Hundred MPs join BA protest bandwagon
London, Nov 23 (UNI) British Airways decision to ban employees from openly wearing religious symbols has already resulted in almost 100 MPs joining the protest.
A total of 94 MPs from all parties have signed Parliamentary motions condemning BA for its 'deplorable behaviour' in banning check-in worker Nadia Eweida from wearing her Christian cross.
The list includes several serving and ex-cabinet ministers, one Muslim and one Hindu MP. They also include Peter Hain, the Northern Ireland Secretary, and Ben Bradshaw, the environment minister, who is threatening to boycott the airline over its 'intransigence'.
The protest has been joined by 30 Labour MPs, 37 Conservatives, 16 Liberal Democrats and 11 from other smaller parties.
It was the Archbishop of York, Dr John Sentamu, who first condemned BA's approach as 'flawed nonsense' which took no account of Britain's cultural heritage.
Earlier this week, Miss Eweida, 55, lost an appeal against BA over her right to wear the cross with her uniform. She has been off work for two months without pay after BA officials claimed that the cross breached company rules on dress code.
Last night, Vince Cable, Miss Eweida's MP and the Liberal Democrat deputy leader, said he was 'delighted' at the strength of protest among fellow members of Parliament.
''The company's intransigence will damage its reputation and losing many regular customers including honourable members,'' said One motion in circulation in the House of Commons last night.
Jon Cruddas, Labour MP for Dagenham and a contender for the Labour deputy leadership, described BA's behaviour as 'ridiculous'.
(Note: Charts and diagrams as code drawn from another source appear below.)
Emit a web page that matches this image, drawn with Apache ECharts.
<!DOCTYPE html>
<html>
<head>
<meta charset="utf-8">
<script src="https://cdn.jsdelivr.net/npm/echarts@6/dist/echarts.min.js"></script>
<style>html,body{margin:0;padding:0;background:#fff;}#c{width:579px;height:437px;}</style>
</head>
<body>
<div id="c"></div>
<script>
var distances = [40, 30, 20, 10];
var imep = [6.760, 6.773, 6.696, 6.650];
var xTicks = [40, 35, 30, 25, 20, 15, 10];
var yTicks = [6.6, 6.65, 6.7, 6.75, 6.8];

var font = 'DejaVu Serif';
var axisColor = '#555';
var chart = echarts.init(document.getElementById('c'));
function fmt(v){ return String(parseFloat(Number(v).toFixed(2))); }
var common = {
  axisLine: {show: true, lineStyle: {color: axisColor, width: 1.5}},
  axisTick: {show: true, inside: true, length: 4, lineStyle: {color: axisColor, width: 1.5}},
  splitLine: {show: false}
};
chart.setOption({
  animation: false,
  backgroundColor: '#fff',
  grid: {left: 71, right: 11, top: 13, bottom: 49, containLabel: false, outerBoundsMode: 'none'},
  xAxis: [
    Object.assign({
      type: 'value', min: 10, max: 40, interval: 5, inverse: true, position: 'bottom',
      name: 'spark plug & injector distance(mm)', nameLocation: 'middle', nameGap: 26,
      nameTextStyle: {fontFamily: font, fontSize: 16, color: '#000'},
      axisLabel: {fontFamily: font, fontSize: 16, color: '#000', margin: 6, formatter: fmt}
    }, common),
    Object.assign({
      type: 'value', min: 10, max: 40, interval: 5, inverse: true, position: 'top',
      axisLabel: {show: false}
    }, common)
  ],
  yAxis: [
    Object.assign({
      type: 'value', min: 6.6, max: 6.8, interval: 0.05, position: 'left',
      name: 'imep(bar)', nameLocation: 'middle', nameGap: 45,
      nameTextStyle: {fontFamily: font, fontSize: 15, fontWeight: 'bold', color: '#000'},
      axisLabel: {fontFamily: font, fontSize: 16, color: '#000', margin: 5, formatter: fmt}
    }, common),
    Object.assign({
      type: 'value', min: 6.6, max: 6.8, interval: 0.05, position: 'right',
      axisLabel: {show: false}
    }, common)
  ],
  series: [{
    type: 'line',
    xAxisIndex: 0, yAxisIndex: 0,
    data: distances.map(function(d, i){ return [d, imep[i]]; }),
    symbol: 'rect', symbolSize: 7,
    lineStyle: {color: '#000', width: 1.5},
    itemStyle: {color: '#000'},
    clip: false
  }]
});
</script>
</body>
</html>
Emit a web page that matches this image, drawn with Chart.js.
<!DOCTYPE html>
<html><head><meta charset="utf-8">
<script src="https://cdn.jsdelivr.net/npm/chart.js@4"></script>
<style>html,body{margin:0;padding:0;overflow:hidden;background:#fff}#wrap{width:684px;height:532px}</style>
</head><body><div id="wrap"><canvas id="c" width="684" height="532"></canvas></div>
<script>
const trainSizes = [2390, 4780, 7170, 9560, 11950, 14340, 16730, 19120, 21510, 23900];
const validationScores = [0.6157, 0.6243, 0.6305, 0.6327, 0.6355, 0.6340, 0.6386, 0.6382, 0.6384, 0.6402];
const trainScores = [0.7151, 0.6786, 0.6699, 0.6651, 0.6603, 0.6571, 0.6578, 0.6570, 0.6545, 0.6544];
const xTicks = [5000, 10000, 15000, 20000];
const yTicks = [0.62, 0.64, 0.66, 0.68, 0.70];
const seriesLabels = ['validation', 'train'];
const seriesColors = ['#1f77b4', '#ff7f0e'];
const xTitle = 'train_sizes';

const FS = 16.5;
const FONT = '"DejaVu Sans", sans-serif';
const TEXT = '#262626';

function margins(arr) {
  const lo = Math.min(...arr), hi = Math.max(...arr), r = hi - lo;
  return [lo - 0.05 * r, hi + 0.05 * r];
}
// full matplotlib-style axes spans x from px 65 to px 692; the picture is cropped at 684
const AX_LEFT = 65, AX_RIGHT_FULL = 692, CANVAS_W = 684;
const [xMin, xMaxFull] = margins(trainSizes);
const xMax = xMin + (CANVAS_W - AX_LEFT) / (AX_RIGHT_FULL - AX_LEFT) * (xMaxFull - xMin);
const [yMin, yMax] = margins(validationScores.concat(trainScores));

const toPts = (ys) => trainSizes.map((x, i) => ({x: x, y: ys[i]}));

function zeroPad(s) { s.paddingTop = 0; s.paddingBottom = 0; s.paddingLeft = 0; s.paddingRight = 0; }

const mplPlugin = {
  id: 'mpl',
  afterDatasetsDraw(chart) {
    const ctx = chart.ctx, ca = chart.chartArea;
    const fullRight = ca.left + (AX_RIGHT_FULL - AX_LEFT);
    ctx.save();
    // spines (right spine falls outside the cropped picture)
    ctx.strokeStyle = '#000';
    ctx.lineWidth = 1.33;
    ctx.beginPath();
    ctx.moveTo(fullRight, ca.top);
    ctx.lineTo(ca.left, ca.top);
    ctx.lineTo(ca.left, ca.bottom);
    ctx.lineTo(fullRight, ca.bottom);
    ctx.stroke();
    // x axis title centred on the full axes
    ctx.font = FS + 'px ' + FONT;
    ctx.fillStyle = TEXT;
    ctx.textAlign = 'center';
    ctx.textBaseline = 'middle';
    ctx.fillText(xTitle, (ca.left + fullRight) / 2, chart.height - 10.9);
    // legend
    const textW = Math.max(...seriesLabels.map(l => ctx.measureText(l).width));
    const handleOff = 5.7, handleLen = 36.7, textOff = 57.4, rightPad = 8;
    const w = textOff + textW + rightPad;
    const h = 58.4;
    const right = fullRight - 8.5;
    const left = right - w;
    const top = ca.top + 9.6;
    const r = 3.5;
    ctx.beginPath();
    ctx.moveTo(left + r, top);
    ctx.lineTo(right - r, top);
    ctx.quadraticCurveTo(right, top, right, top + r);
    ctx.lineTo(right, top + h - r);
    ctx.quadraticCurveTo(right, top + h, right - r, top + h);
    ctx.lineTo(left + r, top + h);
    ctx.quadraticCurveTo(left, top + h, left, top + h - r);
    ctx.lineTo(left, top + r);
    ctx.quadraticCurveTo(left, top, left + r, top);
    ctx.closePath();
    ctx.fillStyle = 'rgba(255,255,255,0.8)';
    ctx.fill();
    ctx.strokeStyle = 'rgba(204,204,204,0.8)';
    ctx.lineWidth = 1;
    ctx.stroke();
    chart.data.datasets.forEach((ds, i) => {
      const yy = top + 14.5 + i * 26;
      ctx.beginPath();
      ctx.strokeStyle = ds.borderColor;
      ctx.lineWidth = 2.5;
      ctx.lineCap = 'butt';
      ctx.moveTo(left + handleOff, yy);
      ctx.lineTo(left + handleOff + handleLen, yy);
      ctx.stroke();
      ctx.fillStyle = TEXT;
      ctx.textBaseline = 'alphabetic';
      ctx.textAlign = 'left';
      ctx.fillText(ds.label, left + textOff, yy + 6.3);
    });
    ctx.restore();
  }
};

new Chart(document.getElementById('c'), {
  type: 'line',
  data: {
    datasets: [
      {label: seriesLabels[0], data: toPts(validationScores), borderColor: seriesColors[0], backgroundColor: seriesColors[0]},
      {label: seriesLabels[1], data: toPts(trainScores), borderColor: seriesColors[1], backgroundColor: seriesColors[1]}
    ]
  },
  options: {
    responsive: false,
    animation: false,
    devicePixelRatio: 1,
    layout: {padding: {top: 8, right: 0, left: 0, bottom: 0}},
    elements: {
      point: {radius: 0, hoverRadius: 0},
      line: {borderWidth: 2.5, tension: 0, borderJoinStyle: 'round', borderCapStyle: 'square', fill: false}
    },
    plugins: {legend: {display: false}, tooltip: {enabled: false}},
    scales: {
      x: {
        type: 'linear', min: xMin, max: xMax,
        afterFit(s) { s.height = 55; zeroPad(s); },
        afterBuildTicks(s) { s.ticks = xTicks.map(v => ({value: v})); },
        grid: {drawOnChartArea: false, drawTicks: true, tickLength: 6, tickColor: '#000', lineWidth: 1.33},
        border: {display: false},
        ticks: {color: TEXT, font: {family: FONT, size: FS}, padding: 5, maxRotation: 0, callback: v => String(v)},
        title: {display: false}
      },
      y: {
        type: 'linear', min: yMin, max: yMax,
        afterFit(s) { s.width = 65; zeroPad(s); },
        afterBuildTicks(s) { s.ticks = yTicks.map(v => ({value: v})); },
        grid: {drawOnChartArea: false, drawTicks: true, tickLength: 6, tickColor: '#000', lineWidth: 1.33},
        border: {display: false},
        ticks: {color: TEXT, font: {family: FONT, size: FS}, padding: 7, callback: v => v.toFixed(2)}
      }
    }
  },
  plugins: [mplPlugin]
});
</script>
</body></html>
''People have the right to wear a religious symbol and to be told otherwise is distinctly un-British,'' said Tim Farron, an aide to the party leader Sir Menzies Campbell.
''The whole debate on religious symbols has got out of hand. We are a tolerant nation and this behaviour from BA seems to be extremely intolerant indeed,'' he further added.
Last night it was reported that UN leaders will raise the issue at a conference in Prague this weekend. It will be debated alongside other claims of religious intolerance including complaints about death sentences for critics of Islam in Pakistan.